Given problem:
Each line from the start of the data below through the one containing "from matplotlib.ticker import MultipleLocator" must be reproduced exactly.

Given material:
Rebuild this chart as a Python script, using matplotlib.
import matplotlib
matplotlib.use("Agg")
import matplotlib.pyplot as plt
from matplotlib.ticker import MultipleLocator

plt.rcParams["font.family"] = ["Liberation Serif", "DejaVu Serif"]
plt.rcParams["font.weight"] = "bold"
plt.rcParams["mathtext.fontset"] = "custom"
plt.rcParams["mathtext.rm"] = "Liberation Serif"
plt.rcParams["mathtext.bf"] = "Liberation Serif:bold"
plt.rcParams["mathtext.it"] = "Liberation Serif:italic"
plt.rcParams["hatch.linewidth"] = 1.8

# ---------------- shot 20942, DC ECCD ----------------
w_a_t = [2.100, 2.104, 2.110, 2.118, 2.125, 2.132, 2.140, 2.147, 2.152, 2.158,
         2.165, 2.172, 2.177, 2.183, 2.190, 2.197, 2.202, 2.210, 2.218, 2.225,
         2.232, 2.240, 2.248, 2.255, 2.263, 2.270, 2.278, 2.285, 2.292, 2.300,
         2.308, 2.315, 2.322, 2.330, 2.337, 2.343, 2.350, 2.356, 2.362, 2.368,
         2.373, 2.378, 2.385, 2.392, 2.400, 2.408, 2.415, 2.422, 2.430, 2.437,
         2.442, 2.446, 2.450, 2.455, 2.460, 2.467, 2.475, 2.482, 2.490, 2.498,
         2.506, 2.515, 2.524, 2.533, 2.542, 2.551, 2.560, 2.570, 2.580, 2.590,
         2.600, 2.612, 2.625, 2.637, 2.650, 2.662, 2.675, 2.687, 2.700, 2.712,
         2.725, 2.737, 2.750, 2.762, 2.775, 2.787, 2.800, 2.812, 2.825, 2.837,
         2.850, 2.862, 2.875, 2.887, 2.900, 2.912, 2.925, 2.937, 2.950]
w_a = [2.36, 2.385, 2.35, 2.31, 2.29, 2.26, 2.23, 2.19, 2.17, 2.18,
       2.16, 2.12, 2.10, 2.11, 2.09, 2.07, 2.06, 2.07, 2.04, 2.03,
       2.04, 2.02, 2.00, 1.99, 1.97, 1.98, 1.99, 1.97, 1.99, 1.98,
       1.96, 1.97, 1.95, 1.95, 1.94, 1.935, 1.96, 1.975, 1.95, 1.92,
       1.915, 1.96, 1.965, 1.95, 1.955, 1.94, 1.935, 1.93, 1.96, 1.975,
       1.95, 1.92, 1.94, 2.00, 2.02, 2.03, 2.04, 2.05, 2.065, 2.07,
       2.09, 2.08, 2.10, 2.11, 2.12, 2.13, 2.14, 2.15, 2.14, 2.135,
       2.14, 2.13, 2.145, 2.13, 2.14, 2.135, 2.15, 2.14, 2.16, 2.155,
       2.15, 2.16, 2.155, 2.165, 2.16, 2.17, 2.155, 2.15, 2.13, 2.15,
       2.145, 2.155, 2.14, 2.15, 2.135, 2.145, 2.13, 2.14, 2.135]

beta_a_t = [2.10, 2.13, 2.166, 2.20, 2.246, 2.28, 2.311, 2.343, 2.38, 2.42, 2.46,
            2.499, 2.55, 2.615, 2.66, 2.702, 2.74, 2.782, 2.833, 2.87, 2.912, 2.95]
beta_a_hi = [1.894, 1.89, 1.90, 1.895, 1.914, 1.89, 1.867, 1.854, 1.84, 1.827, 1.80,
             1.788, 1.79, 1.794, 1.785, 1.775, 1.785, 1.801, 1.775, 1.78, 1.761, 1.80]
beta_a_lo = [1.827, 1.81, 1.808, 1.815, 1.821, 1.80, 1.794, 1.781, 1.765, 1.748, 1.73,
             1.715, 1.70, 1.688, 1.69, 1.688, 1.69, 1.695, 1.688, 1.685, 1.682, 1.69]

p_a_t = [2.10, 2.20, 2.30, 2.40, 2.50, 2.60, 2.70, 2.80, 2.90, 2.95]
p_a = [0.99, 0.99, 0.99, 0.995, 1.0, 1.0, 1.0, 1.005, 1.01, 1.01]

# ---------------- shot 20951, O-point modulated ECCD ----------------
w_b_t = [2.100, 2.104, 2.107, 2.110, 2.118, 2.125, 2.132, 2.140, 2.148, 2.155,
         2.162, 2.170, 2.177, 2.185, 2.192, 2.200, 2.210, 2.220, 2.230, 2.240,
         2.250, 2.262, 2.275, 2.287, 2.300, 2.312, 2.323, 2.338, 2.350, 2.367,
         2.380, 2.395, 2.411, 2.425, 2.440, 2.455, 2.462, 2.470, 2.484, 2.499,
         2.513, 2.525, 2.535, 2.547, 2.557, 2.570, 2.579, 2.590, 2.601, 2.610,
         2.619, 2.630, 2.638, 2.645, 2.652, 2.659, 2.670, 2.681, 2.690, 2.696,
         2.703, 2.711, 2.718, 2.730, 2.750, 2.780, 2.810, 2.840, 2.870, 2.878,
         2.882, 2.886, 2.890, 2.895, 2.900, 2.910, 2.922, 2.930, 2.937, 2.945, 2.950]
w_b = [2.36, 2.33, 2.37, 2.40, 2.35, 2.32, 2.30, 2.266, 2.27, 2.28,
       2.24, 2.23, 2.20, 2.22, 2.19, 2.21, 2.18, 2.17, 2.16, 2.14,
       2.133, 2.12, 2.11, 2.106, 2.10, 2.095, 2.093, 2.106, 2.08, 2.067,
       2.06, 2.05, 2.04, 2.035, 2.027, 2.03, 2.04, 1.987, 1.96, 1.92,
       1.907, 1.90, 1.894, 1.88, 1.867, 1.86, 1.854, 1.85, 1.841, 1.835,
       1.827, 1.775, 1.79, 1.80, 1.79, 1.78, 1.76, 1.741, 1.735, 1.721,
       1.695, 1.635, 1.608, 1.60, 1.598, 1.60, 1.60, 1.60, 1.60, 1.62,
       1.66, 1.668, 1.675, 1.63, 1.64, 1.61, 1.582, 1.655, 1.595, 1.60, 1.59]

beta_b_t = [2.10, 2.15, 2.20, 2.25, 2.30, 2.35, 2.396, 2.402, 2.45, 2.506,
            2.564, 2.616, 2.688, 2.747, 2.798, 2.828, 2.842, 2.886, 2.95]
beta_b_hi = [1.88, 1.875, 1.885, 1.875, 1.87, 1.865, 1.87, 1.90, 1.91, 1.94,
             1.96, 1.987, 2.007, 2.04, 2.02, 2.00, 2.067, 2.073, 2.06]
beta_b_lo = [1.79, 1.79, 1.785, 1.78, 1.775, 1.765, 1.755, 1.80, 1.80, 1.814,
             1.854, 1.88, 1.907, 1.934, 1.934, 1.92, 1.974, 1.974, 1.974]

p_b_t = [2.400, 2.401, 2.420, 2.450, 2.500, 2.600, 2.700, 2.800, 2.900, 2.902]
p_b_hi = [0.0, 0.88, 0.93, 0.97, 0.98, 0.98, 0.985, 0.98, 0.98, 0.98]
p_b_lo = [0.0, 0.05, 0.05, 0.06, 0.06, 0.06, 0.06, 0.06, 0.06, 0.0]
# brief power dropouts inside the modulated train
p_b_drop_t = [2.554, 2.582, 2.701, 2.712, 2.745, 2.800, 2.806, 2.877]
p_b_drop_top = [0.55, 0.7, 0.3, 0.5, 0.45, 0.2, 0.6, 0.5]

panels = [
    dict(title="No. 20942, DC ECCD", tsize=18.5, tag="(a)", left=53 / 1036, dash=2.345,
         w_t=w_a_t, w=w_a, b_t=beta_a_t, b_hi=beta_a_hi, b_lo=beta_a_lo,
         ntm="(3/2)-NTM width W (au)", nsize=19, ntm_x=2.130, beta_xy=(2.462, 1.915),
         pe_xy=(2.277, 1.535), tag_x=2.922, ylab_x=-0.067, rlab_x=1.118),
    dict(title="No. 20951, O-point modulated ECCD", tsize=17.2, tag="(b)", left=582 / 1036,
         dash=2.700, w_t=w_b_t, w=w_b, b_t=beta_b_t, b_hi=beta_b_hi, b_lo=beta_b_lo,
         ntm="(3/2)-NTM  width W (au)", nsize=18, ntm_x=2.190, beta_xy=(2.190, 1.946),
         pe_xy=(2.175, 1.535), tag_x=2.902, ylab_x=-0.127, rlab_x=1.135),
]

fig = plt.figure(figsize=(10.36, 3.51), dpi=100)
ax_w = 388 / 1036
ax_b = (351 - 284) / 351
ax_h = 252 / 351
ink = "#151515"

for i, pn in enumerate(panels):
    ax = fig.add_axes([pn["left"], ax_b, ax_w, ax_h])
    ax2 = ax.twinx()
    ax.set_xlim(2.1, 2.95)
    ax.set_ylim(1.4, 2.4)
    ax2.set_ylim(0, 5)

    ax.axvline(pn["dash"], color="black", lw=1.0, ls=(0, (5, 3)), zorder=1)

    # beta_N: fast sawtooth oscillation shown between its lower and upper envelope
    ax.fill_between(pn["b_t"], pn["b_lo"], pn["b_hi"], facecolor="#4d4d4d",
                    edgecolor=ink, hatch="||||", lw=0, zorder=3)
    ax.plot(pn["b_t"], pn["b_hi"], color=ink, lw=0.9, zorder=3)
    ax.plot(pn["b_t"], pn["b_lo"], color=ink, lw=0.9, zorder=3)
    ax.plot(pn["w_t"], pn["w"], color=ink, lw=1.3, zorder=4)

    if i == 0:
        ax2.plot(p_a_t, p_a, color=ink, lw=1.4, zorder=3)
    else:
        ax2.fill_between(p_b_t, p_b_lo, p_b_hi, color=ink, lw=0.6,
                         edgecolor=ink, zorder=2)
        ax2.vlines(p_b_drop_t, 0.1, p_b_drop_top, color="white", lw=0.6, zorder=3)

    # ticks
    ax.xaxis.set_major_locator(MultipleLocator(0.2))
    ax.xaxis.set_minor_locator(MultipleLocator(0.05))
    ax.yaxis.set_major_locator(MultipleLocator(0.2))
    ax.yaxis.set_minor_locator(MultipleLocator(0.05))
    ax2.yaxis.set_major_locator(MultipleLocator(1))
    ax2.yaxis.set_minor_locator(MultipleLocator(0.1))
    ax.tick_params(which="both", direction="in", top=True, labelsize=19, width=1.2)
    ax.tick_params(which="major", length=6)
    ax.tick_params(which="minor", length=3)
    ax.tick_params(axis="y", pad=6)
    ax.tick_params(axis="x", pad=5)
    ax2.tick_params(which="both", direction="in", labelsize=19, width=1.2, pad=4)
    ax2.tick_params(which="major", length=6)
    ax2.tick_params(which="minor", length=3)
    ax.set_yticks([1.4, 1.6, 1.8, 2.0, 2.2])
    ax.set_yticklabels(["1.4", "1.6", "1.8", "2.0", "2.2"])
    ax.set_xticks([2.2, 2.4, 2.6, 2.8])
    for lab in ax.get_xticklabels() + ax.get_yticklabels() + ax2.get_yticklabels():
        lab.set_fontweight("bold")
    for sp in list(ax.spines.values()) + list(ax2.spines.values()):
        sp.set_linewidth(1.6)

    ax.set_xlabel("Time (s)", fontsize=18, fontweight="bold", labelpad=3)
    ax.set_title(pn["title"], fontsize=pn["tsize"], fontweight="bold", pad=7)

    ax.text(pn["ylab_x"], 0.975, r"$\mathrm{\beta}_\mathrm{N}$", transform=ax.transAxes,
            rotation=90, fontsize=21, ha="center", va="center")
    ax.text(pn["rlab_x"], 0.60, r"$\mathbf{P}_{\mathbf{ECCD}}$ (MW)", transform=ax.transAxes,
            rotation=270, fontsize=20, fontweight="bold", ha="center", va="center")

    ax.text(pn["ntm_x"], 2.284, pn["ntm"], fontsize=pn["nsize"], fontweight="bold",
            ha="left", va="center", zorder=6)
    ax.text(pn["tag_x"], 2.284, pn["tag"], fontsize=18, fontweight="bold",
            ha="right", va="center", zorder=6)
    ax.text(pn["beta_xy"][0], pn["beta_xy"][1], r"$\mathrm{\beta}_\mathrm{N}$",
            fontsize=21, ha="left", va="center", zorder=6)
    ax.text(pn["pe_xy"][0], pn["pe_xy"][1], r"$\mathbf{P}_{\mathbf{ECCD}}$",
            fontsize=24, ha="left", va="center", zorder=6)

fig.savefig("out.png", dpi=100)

Task result:
Rebuild this chart as a Python script, using matplotlib.
import matplotlib
matplotlib.use("Agg")
import matplotlib.pyplot as plt
from matplotlib.ticker import MultipleLocator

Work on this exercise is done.